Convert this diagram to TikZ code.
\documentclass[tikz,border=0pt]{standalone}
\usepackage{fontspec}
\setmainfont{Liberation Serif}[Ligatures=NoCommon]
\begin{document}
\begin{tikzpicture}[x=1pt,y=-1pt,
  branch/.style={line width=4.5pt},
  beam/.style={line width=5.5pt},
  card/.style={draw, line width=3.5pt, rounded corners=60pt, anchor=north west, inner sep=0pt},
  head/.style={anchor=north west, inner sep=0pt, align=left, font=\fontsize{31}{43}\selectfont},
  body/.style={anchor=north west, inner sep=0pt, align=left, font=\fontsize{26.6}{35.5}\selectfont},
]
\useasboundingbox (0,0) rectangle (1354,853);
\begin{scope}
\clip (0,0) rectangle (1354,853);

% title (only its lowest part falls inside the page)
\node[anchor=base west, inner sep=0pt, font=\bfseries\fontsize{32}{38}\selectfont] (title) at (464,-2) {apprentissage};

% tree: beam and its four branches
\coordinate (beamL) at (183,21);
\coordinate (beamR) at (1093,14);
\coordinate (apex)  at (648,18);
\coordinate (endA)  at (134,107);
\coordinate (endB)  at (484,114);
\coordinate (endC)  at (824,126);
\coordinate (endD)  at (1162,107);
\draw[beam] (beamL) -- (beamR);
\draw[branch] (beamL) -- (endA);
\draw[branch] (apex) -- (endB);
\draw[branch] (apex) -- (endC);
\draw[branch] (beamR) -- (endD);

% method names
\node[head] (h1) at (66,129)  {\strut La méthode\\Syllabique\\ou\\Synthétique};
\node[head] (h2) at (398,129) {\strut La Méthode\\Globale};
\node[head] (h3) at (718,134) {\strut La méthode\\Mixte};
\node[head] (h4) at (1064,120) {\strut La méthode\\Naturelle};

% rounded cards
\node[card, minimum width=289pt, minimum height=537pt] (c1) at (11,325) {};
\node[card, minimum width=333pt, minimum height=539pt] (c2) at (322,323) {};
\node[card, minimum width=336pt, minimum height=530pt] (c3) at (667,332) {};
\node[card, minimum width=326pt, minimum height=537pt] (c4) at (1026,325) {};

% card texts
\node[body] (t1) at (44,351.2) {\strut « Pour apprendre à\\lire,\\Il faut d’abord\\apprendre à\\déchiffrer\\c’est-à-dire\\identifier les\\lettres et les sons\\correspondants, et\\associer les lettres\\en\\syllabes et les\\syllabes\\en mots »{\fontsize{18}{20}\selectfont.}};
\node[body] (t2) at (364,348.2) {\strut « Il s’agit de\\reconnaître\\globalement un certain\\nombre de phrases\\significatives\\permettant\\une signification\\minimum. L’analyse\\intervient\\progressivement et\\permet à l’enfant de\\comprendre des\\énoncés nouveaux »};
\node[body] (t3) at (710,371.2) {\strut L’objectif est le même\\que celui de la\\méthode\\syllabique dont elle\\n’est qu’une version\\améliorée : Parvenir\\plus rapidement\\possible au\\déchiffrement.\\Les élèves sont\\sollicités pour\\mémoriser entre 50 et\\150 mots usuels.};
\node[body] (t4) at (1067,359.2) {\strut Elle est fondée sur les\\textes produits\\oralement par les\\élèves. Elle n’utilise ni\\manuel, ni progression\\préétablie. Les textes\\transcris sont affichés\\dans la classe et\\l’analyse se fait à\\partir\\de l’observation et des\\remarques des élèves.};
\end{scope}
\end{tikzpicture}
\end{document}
________________________
Retype the listing above in full, with no alterations.

Answer for this exercise >>
Convert this diagram to TikZ code.
\documentclass[tikz,border=0pt]{standalone}
\usepackage{fontspec}
\setmainfont{Liberation Serif}[Ligatures=NoCommon]
\begin{document}
\begin{tikzpicture}[x=1pt,y=-1pt,
  branch/.style={line width=4.5pt},
  beam/.style={line width=5.5pt},
  card/.style={draw, line width=3.5pt, rounded corners=60pt, anchor=north west, inner sep=0pt},
  head/.style={anchor=north west, inner sep=0pt, align=left, font=\fontsize{31}{43}\selectfont},
  body/.style={anchor=north west, inner sep=0pt, align=left, font=\fontsize{26.6}{35.5}\selectfont},
]
\useasboundingbox (0,0) rectangle (1354,853);
\begin{scope}
\clip (0,0) rectangle (1354,853);

% title (only its lowest part falls inside the page)
\node[anchor=base west, inner sep=0pt, font=\bfseries\fontsize{32}{38}\selectfont] (title) at (464,-2) {apprentissage};

% tree: beam and its four branches
\coordinate (beamL) at (183,21);
\coordinate (beamR) at (1093,14);
\coordinate (apex)  at (648,18);
\coordinate (endA)  at (134,107);
\coordinate (endB)  at (484,114);
\coordinate (endC)  at (824,126);
\coordinate (endD)  at (1162,107);
\draw[beam] (beamL) -- (beamR);
\draw[branch] (beamL) -- (endA);
\draw[branch] (apex) -- (endB);
\draw[branch] (apex) -- (endC);
\draw[branch] (beamR) -- (endD);

% method names
\node[head] (h1) at (66,129)  {\strut La méthode\\Syllabique\\ou\\Synthétique};
\node[head] (h2) at (398,129) {\strut La Méthode\\Globale};
\node[head] (h3) at (718,134) {\strut La méthode\\Mixte};
\node[head] (h4) at (1064,120) {\strut La méthode\\Naturelle};

% rounded cards
\node[card, minimum width=289pt, minimum height=537pt] (c1) at (11,325) {};
\node[card, minimum width=333pt, minimum height=539pt] (c2) at (322,323) {};
\node[card, minimum width=336pt, minimum height=530pt] (c3) at (667,332) {};
\node[card, minimum width=326pt, minimum height=537pt] (c4) at (1026,325) {};

% card texts
\node[body] (t1) at (44,351.2) {\strut « Pour apprendre à\\lire,\\Il faut d’abord\\apprendre à\\déchiffrer\\c’est-à-dire\\identifier les\\lettres et les sons\\correspondants, et\\associer les lettres\\en\\syllabes et les\\syllabes\\en mots »{\fontsize{18}{20}\selectfont.}};
\node[body] (t2) at (364,348.2) {\strut « Il s’agit de\\reconnaître\\globalement un certain\\nombre de phrases\\significatives\\permettant\\une signification\\minimum. L’analyse\\intervient\\progressivement et\\permet à l’enfant de\\comprendre des\\énoncés nouveaux »};
\node[body] (t3) at (710,371.2) {\strut L’objectif est le même\\que celui de la\\méthode\\syllabique dont elle\\n’est qu’une version\\améliorée : Parvenir\\plus rapidement\\possible au\\déchiffrement.\\Les élèves sont\\sollicités pour\\mémoriser entre 50 et\\150 mots usuels.};
\node[body] (t4) at (1067,359.2) {\strut Elle est fondée sur les\\textes produits\\oralement par les\\élèves. Elle n’utilise ni\\manuel, ni progression\\préétablie. Les textes\\transcris sont affichés\\dans la classe et\\l’analyse se fait à\\partir\\de l’observation et des\\remarques des élèves.};
\end{scope}
\end{tikzpicture}
\end{document}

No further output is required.